Tendo, então, revelado o primeiro livro que influenciou a minha vida, passo agora a indicar o último. É o Catecismo da Igreja Católica, agora na versão oficial promulgada pelo Papa João Paulo II em 1993 e redigido por uma comissão a que presidiu o então cardeal Joseph Ratzinger.
Em cerca de oitocentas páginas está ali sintetizada, em forma admirável, dois mil anos de doutrinação feita por alguns dos melhores espíritos que a humanidade produziu. O Catecismo não trata apenas de religião, no sentido de teologia e liturgia, trata também de filosofia, política, moral, organização, economia, ciência, direito e até resistência armada.

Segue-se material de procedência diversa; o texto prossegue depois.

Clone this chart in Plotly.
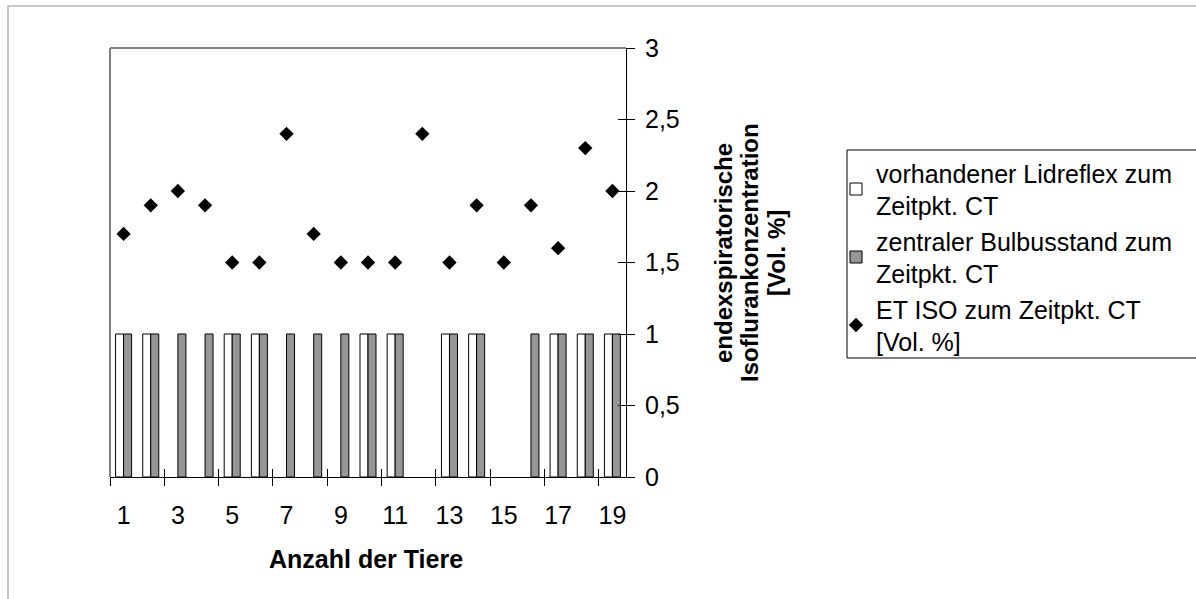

Quem seguir aquele livro à risca vai, por certo, ter uma boa vida. O problema é segui-lo à risca, dado que os padrões são tão elevados. Porém, ao percorrer os seus 2863 artigos, é possível perceber um elemento que, embora subtil, é aquele que mais contribui para fazer da tradição católica uma tradição admirável de humanidade e tolerância. É que, embora a Igreja Católica exija muito dos homens, colocando os padrões muito elevados, na prática ela contenta-se com menos - às vezes bastante menos.
É esta tolerância ao pecado que torna as sociedades tocadas pela cultura católica mais humanas e mais doces de viver, quando comparadas com as sociedades onde predomina a cultura protestante do cristianismo. Nem podia ser de outro modo: uma instituição criada para tirar os pecados do mundo tem de ser muito tolerante em relação ao pecado, caso contrário perdia a sua razão de ser e extinguia-se.
Portugal, Espanha, Itália, toda a América Latina, com destaque para o Brasil - quando se deixam tocar pela sua cultura católica tradicional, em lugar de reagirem contra ela em acessos de jacobinismo - são exemplos de sociedades humanas e tolerantes, certamente em comparação com as sociedades predominantemente protestantes do norte da Europa e da América do Norte.